* Set exercise
Find and return each line containing "this".

* Records to use
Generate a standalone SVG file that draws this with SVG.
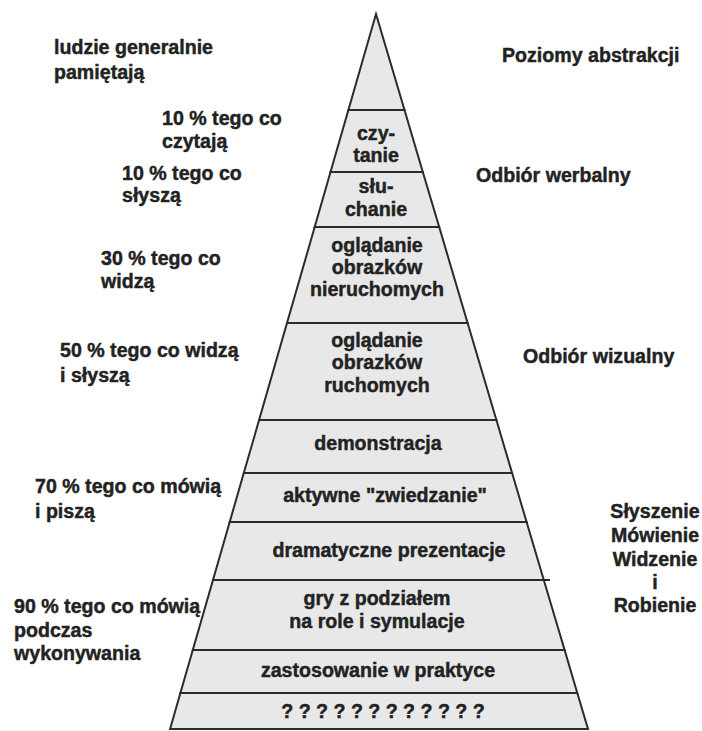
<svg xmlns="http://www.w3.org/2000/svg" width="702" height="731" viewBox="0 0 702 731">
<style>
.band{fill:#e8e8e8;stroke:#2b2b2b;stroke-width:2;stroke-linejoin:miter}
.t{font-family:"Liberation Sans",Arial,sans-serif;font-weight:bold;font-size:19.6px;fill:#222;stroke:#222;stroke-width:0.45}
.c{text-anchor:middle}
.ln{stroke:#2b2b2b;stroke-width:2}
</style>
<rect width="702" height="731" fill="#fff"/>
<g id="pyramid">
<g id="level-top"><polygon class="band" points="376,14 404.5,110 348.4,110"/></g>
<g id="level-czytanie"><polygon class="band" points="348.4,110 404.5,110 422.8,172 330.5,172"/>
<text class="t c" x="376" y="140">czy-</text><text class="t c" x="376" y="162">tanie</text></g>
<g id="level-sluchanie"><polygon class="band" points="330.5,172 422.8,172 439.2,227 314.7,227"/>
<text class="t c" x="376" y="193">słu-</text><text class="t c" x="376" y="216">chanie</text></g>
<g id="level-nieruchome"><polygon class="band" points="314.7,227 439.2,227 467.6,323 287,323"/>
<text class="t c" x="377" y="252">oglądanie</text><text class="t c" x="377" y="274">obrazków</text><text class="t c" x="377" y="296">nieruchomych</text></g>
<g id="level-ruchome"><polygon class="band" points="287,323 467.6,323 496.4,420 259.1,420"/>
<text class="t c" x="377" y="347">oglądanie</text><text class="t c" x="377" y="369">obrazków</text><text class="t c" x="377" y="392">ruchomych</text></g>
<g id="level-demonstracja"><polygon class="band" points="259.1,420 496.4,420 512.1,473 243.8,473"/>
<text class="t c" x="378" y="450">demonstracja</text></g>
<g id="level-zwiedzanie"><polygon class="band" points="243.8,473 512.1,473 526.6,522 229.7,522"/>
<text class="t c" x="385" y="502">aktywne "zwiedzanie"</text></g>
<g id="level-dramatyczne"><polygon class="band" points="229.7,522 526.6,522 543.8,580 213,580"/>
<line class="ln" x1="540" y1="580" x2="550" y2="580"/>
<text class="t c" x="389" y="557">dramatyczne prezentacje</text></g>
<g id="level-gry"><polygon class="band" points="213,580 543.8,580 564.6,650 192.8,650"/>
<text class="t c" x="377" y="605">gry z podziałem</text><text class="t c" x="377" y="628">na role i symulacje</text></g>
<g id="level-praktyka"><polygon class="band" points="192.8,650 564.6,650 577.3,693 180.4,693"/>
<text class="t c" x="378" y="677">zastosowanie w praktyce</text></g>
<g id="level-nieznane"><polygon class="band" points="180.4,693 577.3,693 588,729 170.1,729"/>
<text class="t c" x="383" y="718">? ? ? ? ? ? ? ? ? ? ? ?</text></g>
</g>
<g id="connectors"></g>
<g id="left-labels">
<g id="lbl-header"><text class="t" x="54" y="54">ludzie generalnie</text><text class="t" x="54" y="79">pamiętają</text></g>
<g id="lbl-10a"><text class="t" x="162" y="125">10 % tego co</text><text class="t" x="162" y="148">czytają</text></g>
<g id="lbl-10b"><text class="t" x="122" y="180">10 % tego co</text><text class="t" x="122" y="202">słyszą</text></g>
<g id="lbl-30"><text class="t" x="101" y="265">30 % tego co</text><text class="t" x="101" y="288">widzą</text></g>
<g id="lbl-50"><text class="t" x="60" y="357">50 % tego co widzą</text><text class="t" x="60" y="382">i słyszą</text></g>
<g id="lbl-70"><text class="t" x="35" y="493">70 % tego co mówią</text><text class="t" x="35" y="518">i piszą</text></g>
<g id="lbl-90"><text class="t" x="14" y="613">90 % tego co mówią</text><text class="t" x="14" y="637">podczas</text><text class="t" x="14" y="660">wykonywania</text></g>
</g>
<g id="right-labels">
<g id="lbl-abstrakcja"><text class="t" x="502" y="62">Poziomy abstrakcji</text></g>
<g id="lbl-werbalny"><text class="t" x="476" y="182">Odbiór werbalny</text></g>
<g id="lbl-wizualny"><text class="t" x="523" y="363">Odbiór wizualny</text></g>
<g id="lbl-robienie"><text class="t c" x="655" y="518">Słyszenie</text><text class="t c" x="655" y="542">Mówienie</text><text class="t c" x="655" y="566">Widzenie</text><text class="t c" x="655" y="589">i</text><text class="t c" x="655" y="612">Robienie</text></g>
</g>
</svg>
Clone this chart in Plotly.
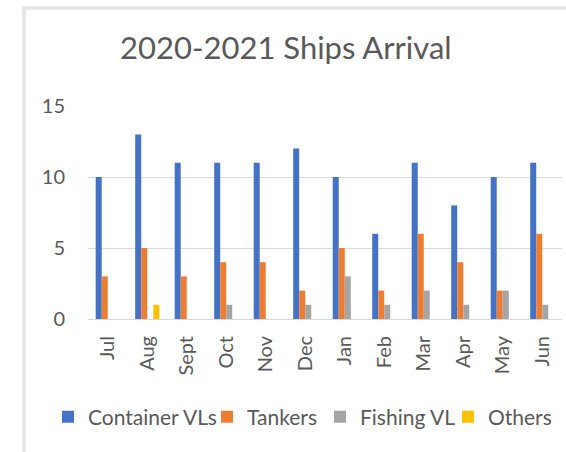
import plotly.graph_objects as go

months = ["Jul", "Aug", "Sept", "Oct", "Nov", "Dec", "Jan", "Feb", "Mar", "Apr", "May", "Jun"]
container_vls = [10, 13, 11, 11, 11, 12, 10, 6, 11, 8, 10, 11]
tankers = [3, 5, 3, 4, 4, 2, 5, 2, 6, 4, 2, 6]
fishing_vl = [0, 0, 0, 1, 0, 1, 3, 1, 2, 1, 2, 1]
others = [0, 1, 0, 0, 0, 0, 0, 0, 0, 0, 0, 0]

series = [
    ("Container VLs", container_vls, "#4472C4"),
    ("Tankers", tankers, "#ED7D31"),
    ("Fishing VL", fishing_vl, "#A5A5A5"),
    ("Others", others, "#FFC000"),
]

font_family = "Lato"
text_color = "#595959"

# plot area geometry (px) used to place legend entries
plot_left, plot_width, plot_height = 88, 474, 213
legend_left_px = [48, 207, 320, 448]

fig = go.Figure()
legend_layout = {}
for i, (name, vals, color) in enumerate(series):
    lname = f"legend{i + 2}"
    fig.add_trace(go.Bar(name=name, x=months, y=vals, marker_color=color,
                         marker_line_width=0, legend=lname, showlegend=True))
    legend_layout[lname] = dict(
        orientation="h", x=(legend_left_px[i] - plot_left) / plot_width, xanchor="left",
        y=-0.46, yanchor="middle", font=dict(size=21, color=text_color, family=font_family),
        bgcolor="rgba(0,0,0,0)", borderwidth=0, itemwidth=30,
    )

# card border: top edge at y=8 px, left edge at x=24 px
border_x = (24 - plot_left) / plot_width
border_y = 1 + (106 - 8) / plot_height

fig.update_layout(
    width=566, height=452,
    barmode="group", bargap=0.39, bargroupgap=0,
    paper_bgcolor="white", plot_bgcolor="white",
    margin=dict(l=88, r=4, t=106, b=133),
    font=dict(family=font_family, color=text_color),
    title=dict(text="2020-2021 Ships Arrival", x=0.505, xanchor="center",
               y=1 - 48 / 452, yanchor="middle", yref="container",
               font=dict(size=31, color=text_color, family=font_family)),
    shapes=[
        dict(type="line", xref="paper", yref="paper", x0=border_x - 0.004, x1=1.2,
             y0=border_y, y1=border_y, line=dict(color="#e4e4e4", width=3.5), layer="below"),
        dict(type="line", xref="paper", yref="paper", x0=border_x, x1=border_x,
             y0=-2.0, y1=border_y + 0.008, line=dict(color="#e4e4e4", width=3.5), layer="below"),
    ],
    **legend_layout,
)

fig.update_yaxes(range=[0, 15], tickvals=[0, 5, 10, 15], showgrid=True,
                 gridcolor="#d9d9d9", gridwidth=1, zeroline=False, showline=False,
                 ticklabelstandoff=22, tickfont=dict(size=20, color=text_color))
fig.update_xaxes(showline=True, linecolor="#d9d9d9", linewidth=1, tickangle=-90,
                 tickfont=dict(size=20, color=text_color), ticklabelstandoff=8)

fig.write_html("out.html")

* Correct output
Generate a standalone SVG file that draws this with SVG.
Clone this chart in Plotly.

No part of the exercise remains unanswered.